• _REQUIRED WORK_:
In the entries below, find the line with "Give me the Bokeh source for this chart." and the line with "from bokeh.resources import INLINE", then retype both and everything between them exactly. Do not copy the pictures.

Begin

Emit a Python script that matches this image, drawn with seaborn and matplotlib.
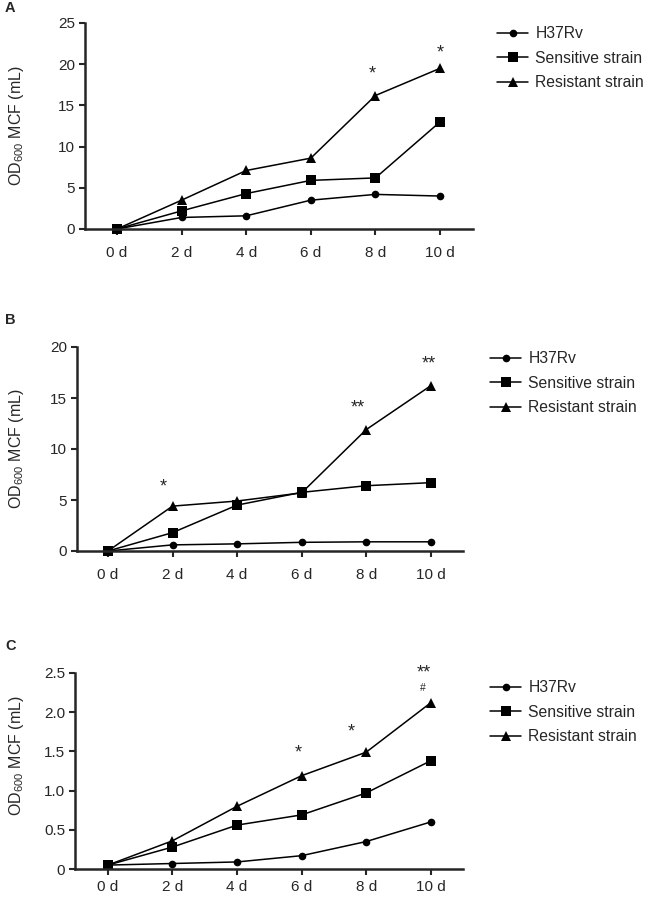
import numpy as np
import pandas as pd
import matplotlib
matplotlib.use('Agg')
import matplotlib.pyplot as plt
import seaborn as sns

# days on x axis
days = [0, 2, 4, 6, 8, 10]
day_labels = ['0 d', '2 d', '4 d', '6 d', '8 d', '10 d']
strains = ['H37Rv', 'Sensitive strain', 'Resistant strain']

# panel A values
a_h37rv = [0.0, 1.4, 1.6, 3.5, 4.2, 4.0]
a_sensitive = [0.0, 2.2, 4.3, 5.9, 6.2, 13.0]
a_resistant = [0.0, 3.5, 7.1, 8.6, 16.2, 19.5]

# panel B values
b_h37rv = [0.0, 0.6, 0.7, 0.85, 0.9, 0.9]
b_sensitive = [0.0, 1.8, 4.5, 5.75, 6.4, 6.7]
b_resistant = [0.0, 4.4, 4.9, 5.7, 11.9, 16.2]

# panel C values
c_h37rv = [0.05, 0.07, 0.09, 0.17, 0.35, 0.6]
c_sensitive = [0.05, 0.28, 0.56, 0.69, 0.97, 1.38]
c_resistant = [0.05, 0.36, 0.8, 1.19, 1.49, 2.12]

# significance marks: (text, day, y)
a_marks = [('*', 7.9, 19.5), ('*', 10.0, 22.0)]
b_marks = [('*', 1.7, 6.8), ('**', 7.75, 14.5), ('**', 9.95, 18.8)]
c_marks = [('*', 5.9, 1.55), ('*', 7.55, 1.82), ('**', 9.8, 2.57)]
c_hash = [('#', 9.75, 2.32)]

a_yticks = [0, 5, 10, 15, 20, 25]
b_yticks = [0, 5, 10, 15, 20]
c_yticks = [0, 0.5, 1.0, 1.5, 2.0, 2.5]
c_ylabels = ['0', '0.5', '1.0', '1.5', '2.0', '2.5']

sns.set_style('ticks')
plt.rcParams['font.family'] = ['Liberation Sans', 'DejaVu Sans']
plt.rcParams['mathtext.fontset'] = 'custom'
plt.rcParams['mathtext.rm'] = 'Liberation Sans'

fig = plt.figure(figsize=(6.47, 8.97), dpi=100)
W, H = 647, 897


def ax_at(left, top, right, bottom):
    return fig.add_axes([left / W, 1 - bottom / H, (right - left) / W, (bottom - top) / H])


marker_style = {'H37Rv': ('o', 5.5), 'Sensitive strain': ('s', 7), 'Resistant strain': ('^', 7)}


def draw_panel(ax, series, xlim, ylim, yticks, ylabels, marks, label_x, leg_xy,
               label_y=0.5, xpad=8):
    df = pd.DataFrame({
        'day': days * 3,
        'value': series[0] + series[1] + series[2],
        'strain': np.repeat(strains, len(days)),
    })
    for s in strains:
        m, ms = marker_style[s]
        sub = df[df['strain'] == s]
        sns.lineplot(data=sub, x='day', y='value', ax=ax, color='black', lw=1.1,
                     marker=m, markersize=ms, markeredgewidth=0, clip_on=False, label=s)
    ax.set_xlim(*xlim)
    ax.set_ylim(*ylim)
    ax.set_xticks(days)
    ax.set_xticklabels(day_labels)
    ax.set_yticks(yticks)
    ax.set_yticklabels(ylabels)
    ax.set_xlabel('')
    ax.set_ylabel(r'OD$_{\mathregular{600}}$ MCF (mL)', fontsize=11.5)
    ax.yaxis.set_label_coords(label_x, label_y)
    sns.despine(ax=ax)
    for sp in ['left', 'bottom']:
        ax.spines[sp].set_linewidth(1.8)
    ax.tick_params(axis='both', direction='out', length=4, width=1.5, labelsize=11, pad=3)
    ax.tick_params(axis='x', pad=xpad)
    for txt, x, y in marks:
        ax.annotate(txt, (x, y), xytext=(0, -7), textcoords='offset points',
                    ha='center', va='baseline', fontsize=13, annotation_clip=False)
    ax.legend(loc='upper left', bbox_to_anchor=(leg_xy[0] / W, 1 - leg_xy[1] / H),
              bbox_transform=fig.transFigure, frameon=False, fontsize=11.3,
              handlelength=2.0, handletextpad=0.45, labelspacing=0.62,
              borderpad=0, borderaxespad=0)


ax_a = ax_at(85, 23, 473, 229)
draw_panel(ax_a, [a_h37rv, a_sensitive, a_resistant], (-0.99, 11.02), (0, 25),
           a_yticks, [str(v) for v in a_yticks], a_marks, -0.152, (497, 26))

ax_b = ax_at(77, 347, 463, 551)
draw_panel(ax_b, [b_h37rv, b_sensitive, b_resistant], (-0.96, 11.0), (0, 20),
           b_yticks, [str(v) for v in b_yticks], b_marks, -0.132, (490, 351))

ax_c = ax_at(75, 673, 463, 869)
draw_panel(ax_c, [c_h37rv, c_sensitive, c_resistant], (-1.02, 11.0), (0, 2.5),
           c_yticks, c_ylabels, c_marks, -0.127, (490, 680), label_y=0.58, xpad=4)
for txt, x, y in c_hash:
    ax_c.annotate(txt, (x, y), xytext=(0, -3), textcoords='offset points',
                  ha='center', va='baseline', fontsize=7.5, annotation_clip=False)

for lab, y in [('A', 8), ('B', 320), ('C', 646)]:
    fig.text(5 / W, 1 - y / H, lab, fontsize=10.5, fontweight='bold', ha='left', va='center')

fig.savefig('out.png', dpi=100)
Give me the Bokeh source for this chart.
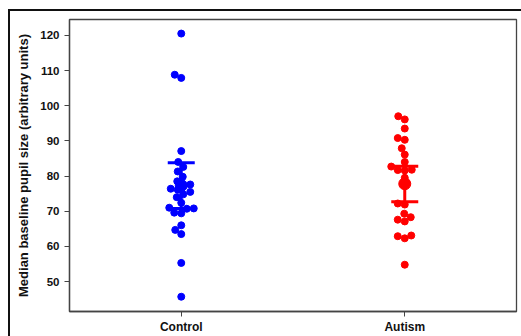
import numpy as np
from bokeh.plotting import figure
from bokeh.models import Range1d, FixedTicker, InlineStyleSheet
from bokeh.embed import file_html
from bokeh.resources import INLINE

groups = ["Control", "Autism"]
colors = ["#0000ff", "#ff0000"]
control = [120.5, 108.8, 107.9, 87.1, 84.0, 82.6, 81.3, 79.8, 78.5, 77.6, 77.4, 76.4,
           76.1, 75.5, 74.8, 74.0, 72.4, 71.0, 70.8, 70.7, 69.6, 69.4, 66.0, 64.7,
           63.5, 55.3, 45.7]
autism = [97.0, 96.1, 93.5, 90.8, 90.3, 87.9, 86.1, 84.0, 82.7, 81.8, 81.6, 81.7,
          79.5, 72.2, 71.9, 69.3, 68.3, 67.6, 67.1, 62.9, 62.3, 63.1, 54.8]
means = [77.3, 77.8]
ci_low = [70.8, 72.7]
ci_high = [83.8, 82.8]
y_ticks = [50, 60, 70, 80, 90, 100, 110, 120]

W, H = 521, 336
ML, MR, MT, MB = 69, 5, 19, 25
x0, x1 = -0.5, 1.5
y0, y1 = 41.5, 124.5
px_x = (W - ML - MR) / (x1 - x0)
px_y = (H - MT - MB) / (y1 - y0)
DOT = 7.0


def swarm(vals, center):
    placed = []
    xs = {}
    order = sorted(range(len(vals)), key=lambda i: vals[i])
    for i in order:
        vy = vals[i] * px_y
        best = None
        for k in range(0, 200):
            for s in ([0] if k == 0 else [-1, 1]):
                off = s * k * 0.5
                ok = all((off - ox) ** 2 + (vy - oy) ** 2 >= DOT ** 2 for ox, oy in placed)
                if ok:
                    best = off
                    break
            if best is not None:
                break
        placed.append((best, vy))
        xs[i] = center + best / px_x
    return [xs[i] for i in range(len(vals))]


p = figure(width=W, height=H, x_range=Range1d(x0, x1), y_range=Range1d(y0, y1),
           output_backend="svg", toolbar_location=None,
           min_border_left=ML, min_border_right=MR, min_border_top=MT, min_border_bottom=MB)
p.border_fill_color = None
p.background_fill_color = "white"
p.stylesheets = [InlineStyleSheet(css=(
    ":host { background:"
    " linear-gradient(#111,#111) 8px 9px / 2px 330px no-repeat,"
    " linear-gradient(#111,#111) 8px 9px / 520px 2px no-repeat,"
    " white; }"))]

for gi, (vals, col) in enumerate(zip([control, autism], colors)):
    xs = swarm(vals, gi)
    p.scatter(xs, vals, size=DOT, color=col, line_color=col)
    cap = 13.5 / px_x
    p.segment([gi], [ci_low[gi]], [gi], [ci_high[gi]], line_color=col, line_width=3)
    p.segment([gi - cap, gi - cap], [ci_low[gi], ci_high[gi]],
              [gi + cap, gi + cap], [ci_low[gi], ci_high[gi]], line_color=col, line_width=3)
    p.scatter([gi], [means[gi]], size=12, color=col)

p.xgrid.visible = False
p.ygrid.visible = False
p.outline_line_color = "#444444"
p.outline_line_width = 1.3

p.xaxis.ticker = FixedTicker(ticks=[0, 1])
p.xaxis.major_label_overrides = {0: "Control", 1: "Autism"}
p.yaxis.ticker = FixedTicker(ticks=y_ticks)
for ax in (p.xaxis[0], p.yaxis[0]):
    ax.axis_line_color = "#444444"
    ax.axis_line_width = 1.3
    ax.major_tick_line_color = "#444444"
    ax.major_tick_in = 0
    ax.major_tick_out = 5
    ax.minor_tick_line_color = None
    ax.major_label_text_font = "Liberation Sans"
    ax.major_label_text_font_style = "bold"
    ax.major_label_text_color = "#111111"
p.xaxis.major_label_text_font_size = "12px"
p.xaxis.major_label_standoff = 3
p.yaxis.major_label_text_font_size = "11.5px"
p.yaxis.major_label_standoff = 5

p.yaxis.axis_label = "Median baseline pupil size (arbitrary units)"
p.yaxis.axis_label_text_font = "Liberation Sans"
p.yaxis.axis_label_text_font_style = "bold"
p.yaxis.axis_label_text_font_size = "13px"
p.yaxis.axis_label_text_color = "#111111"
p.yaxis.axis_label_standoff = 6

open("out.html", "w").write(file_html(p, INLINE))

End

• _THE ANSWER_:
Give me the Bokeh source for this chart.
import numpy as np
from bokeh.plotting import figure
from bokeh.models import Range1d, FixedTicker, InlineStyleSheet
from bokeh.embed import file_html
from bokeh.resources import INLINE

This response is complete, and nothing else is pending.